▶ [Task prompt] Leaving out every picture, copy the lines of the data exactly, from the first through the line containing "const speeds = [60, 70, 80, 90];".

▶ [Dataset excerpt]
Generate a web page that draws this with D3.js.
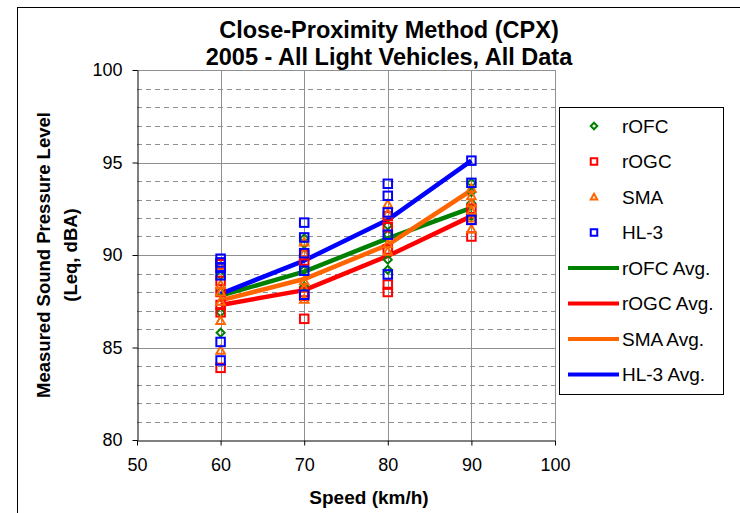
<!DOCTYPE html>
<html>
<head>
<meta charset="utf-8">
<script src="https://cdn.jsdelivr.net/npm/d3@7"></script>
<style>
  html, body { margin: 0; padding: 0; background: #fff; }
  svg { display: block; font-family: "Liberation Sans", Arial, sans-serif; }
</style>
</head>
<body>
<svg id="chart" width="740" height="513"></svg>
<script>
// Test speeds (km/h)
const speeds = [60, 70, 80, 90];

// Individual measurements per speed (dBA), index matches speeds
const rOFC = [
  [88.9, 88.0, 86.9, 85.8],
  [90.9, 90.6, 89.2, 88.3],
  [91.6, 91.1, 89.75, 89.2],
  [93.9, 93.4, 92.8, 92.1]
];
const rOGC = [
  [89.5, 88.6, 88.0, 87.3, 86.9, 83.9],
  [90.0, 89.7, 88.0, 87.8, 86.55],
  [92.1, 91.5, 90.3, 88.4, 88.0],
  [92.5, 91.9, 91.0]
];
const SMA = [
  [89.4, 88.4, 88.0, 87.5, 86.45, 84.85],
  [90.7, 90.1, 88.6, 88.2, 87.6],
  [92.75, 92.25, 90.6, 90.2],
  [93.6, 93.2, 92.8, 92.4, 92.0, 91.4]
];
const HL3 = [
  [89.8, 89.6, 89.3, 88.9, 85.3, 84.3],
  [91.75, 90.95, 90.1, 89.15, 87.85],
  [93.85, 93.2, 92.3, 91.1, 88.95],
  [95.1, 93.9, 91.9]
];

// Average level per surface and speed
const rOFCAvg = [87.8, 89.1, 90.9, 92.55];
const rOGCAvg = [87.3, 88.1, 89.95, 92.1];
const SMAAvg  = [87.55, 88.7, 90.55, 93.5];
const HL3Avg  = [87.9, 89.7, 91.9, 95.1];

const xTicks = [50, 60, 70, 80, 90, 100];
const yTicks = [80, 85, 90, 95, 100];

const pointSeries = [
  { name: "rOFC", data: rOFC, color: "#008000", symbol: "diamond" },
  { name: "rOGC", data: rOGC, color: "#ff0000", symbol: "square" },
  { name: "SMA",  data: SMA,  color: "#ff6600", symbol: "triangle" },
  { name: "HL-3", data: HL3,  color: "#0000ff", symbol: "square" }
];
const lineSeries = [
  { name: "rOFC Avg.", data: rOFCAvg, color: "#008000" },
  { name: "rOGC Avg.", data: rOGCAvg, color: "#ff0000" },
  { name: "SMA Avg.",  data: SMAAvg,  color: "#ff6600" },
  { name: "HL-3 Avg.", data: HL3Avg,  color: "#0000ff" }
];

const svg = d3.select("#chart");
const plot = { left: 137, right: 555, top: 70, bottom: 440 };

const x = d3.scaleLinear().domain([50, 100]).range([plot.left, plot.right]);
const y = d3.scaleLinear().domain([80, 100]).range([plot.bottom, plot.top]);

// Outer chart frame
svg.append("rect")
  .attr("x", 17.5).attr("y", 7.5)
  .attr("width", 760).attr("height", 560)
  .attr("fill", "none").attr("stroke", "#000").attr("stroke-width", 1);

// Minor (dashed) horizontal gridlines every 1 dBA
const minor = d3.range(81, 100).filter(v => v % 5 !== 0);
svg.append("g").selectAll("line").data(minor).join("line")
  .attr("x1", plot.left).attr("x2", plot.right)
  .attr("y1", d => Math.round(y(d)) + 0.5).attr("y2", d => Math.round(y(d)) + 0.5)
  .attr("stroke", "#909090").attr("stroke-width", 1)
  .attr("stroke-dasharray", "5,4");

// Major horizontal gridlines
svg.append("g").selectAll("line").data(yTicks.filter(v => v > 80)).join("line")
  .attr("x1", plot.left).attr("x2", plot.right)
  .attr("y1", d => Math.round(y(d)) + 0.5).attr("y2", d => Math.round(y(d)) + 0.5)
  .attr("stroke", "#909090").attr("stroke-width", 1);

// Vertical gridlines
svg.append("g").selectAll("line").data(xTicks.filter(v => v > 50)).join("line")
  .attr("x1", d => Math.round(x(d)) + 0.5).attr("x2", d => Math.round(x(d)) + 0.5)
  .attr("y1", plot.top).attr("y2", plot.bottom)
  .attr("stroke", "#909090").attr("stroke-width", 1);

// Axes
const xAxis = svg.append("g")
  .attr("transform", `translate(0,${plot.bottom + 0.5})`)
  .call(d3.axisBottom(x).tickValues(xTicks).tickSize(5).tickPadding(13).tickSizeOuter(0));
const yAxis = svg.append("g")
  .attr("transform", `translate(${plot.left + 0.5},0)`)
  .call(d3.axisLeft(y).tickValues(yTicks).tickSize(5).tickPadding(10).tickSizeOuter(0));
[xAxis, yAxis].forEach(g => {
  g.select(".domain").attr("stroke", "#000").attr("stroke-width", 1);
  g.selectAll(".tick line").attr("stroke", "#000");
  g.selectAll(".tick text")
    .attr("font-family", "'Liberation Sans', Arial, sans-serif")
    .attr("font-size", 18).attr("fill", "#000");
});

// Average lines
const line = d3.line().x((d, i) => x(speeds[i])).y(d => y(d));
svg.append("g").selectAll("path").data(lineSeries).join("path")
  .attr("d", s => line(s.data))
  .attr("fill", "none").attr("stroke", s => s.color)
  .attr("stroke-width", 4.5).attr("stroke-linejoin", "round");

// Marker shapes
function marker(sel, symbol, color, size) {
  const h = size / 2;
  if (symbol === "square") {
    sel.append("rect").attr("x", -h).attr("y", -h).attr("width", size).attr("height", size)
      .attr("fill", "none").attr("stroke", color).attr("stroke-width", 2);
  } else if (symbol === "diamond") {
    sel.append("path").attr("d", `M0,${-h}L${h},0L0,${h}L${-h},0Z`)
      .attr("fill", "none").attr("stroke", color).attr("stroke-width", 2);
  } else {
    sel.append("path").attr("d", `M0,${-h}L${h},${h * 0.8}L${-h},${h * 0.8}Z`)
      .attr("fill", "none").attr("stroke", color).attr("stroke-width", 2);
  }
}

// Individual measurements
pointSeries.forEach(s => {
  const pts = [];
  s.data.forEach((vals, i) => vals.forEach(v => pts.push([speeds[i], v])));
  const g = svg.append("g");
  pts.forEach(p => {
    const m = g.append("g").attr("transform", `translate(${x(p[0])},${y(p[1])})`);
    marker(m, s.symbol, s.color, s.symbol === "diamond" ? 8 : 8.5);
  });
});

// Title
const title = svg.append("text")
  .attr("text-anchor", "middle").attr("font-weight", "bold").attr("font-size", 23.5);
title.append("tspan").attr("x", 389).attr("y", 38).text("Close-Proximity Method (CPX)");
title.append("tspan").attr("x", 389).attr("y", 65).text("2005 - All Light Vehicles, All Data");

// Axis titles
svg.append("text")
  .attr("x", 369).attr("y", 504)
  .attr("text-anchor", "middle").attr("font-weight", "bold").attr("font-size", 19)
  .text("Speed (km/h)");
const yt = svg.append("text")
  .attr("transform", `translate(0,${(plot.top + plot.bottom) / 2}) rotate(-90)`)
  .attr("text-anchor", "middle").attr("font-weight", "bold").attr("font-size", 18.5);
yt.append("tspan").attr("x", 0).attr("y", 50).text("Measured Sound Pressure Level");
yt.append("tspan").attr("x", 0).attr("y", 77).text("(Leq, dBA)");

// Legend
const legend = svg.append("g");
legend.append("rect")
  .attr("x", 559.5).attr("y", 107.5).attr("width", 164).attr("height", 287)
  .attr("fill", "#fff").attr("stroke", "#000").attr("stroke-width", 1);
const legendItems = [
  ...pointSeries.map(s => ({ type: "point", s })),
  ...lineSeries.map(s => ({ type: "line", s }))
];
legendItems.forEach((item, i) => {
  const cy = 126 + i * 35.5;
  const g = legend.append("g");
  if (item.type === "point") {
    const m = g.append("g").attr("transform", `translate(594,${cy})`);
    marker(m, item.s.symbol, item.s.color, 6.5);
  } else {
    g.append("line").attr("x1", 568).attr("x2", 619).attr("y1", cy).attr("y2", cy)
      .attr("stroke", item.s.color).attr("stroke-width", 4);
  }
  g.append("text").attr("x", 622).attr("y", cy).attr("dy", "0.36em")
    .attr("font-size", 19).attr("fill", "#000").text(item.s.name);
});
</script>
</body>
</html>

▶ [Written answer]
Generate a web page that draws this with D3.js.
<!DOCTYPE html>
<html>
<head>
<meta charset="utf-8">
<script src="https://cdn.jsdelivr.net/npm/d3@7"></script>
<style>
  html, body { margin: 0; padding: 0; background: #fff; }
  svg { display: block; font-family: "Liberation Sans", Arial, sans-serif; }
</style>
</head>
<body>
<svg id="chart" width="740" height="513"></svg>
<script>
// Test speeds (km/h)
const speeds = [60, 70, 80, 90];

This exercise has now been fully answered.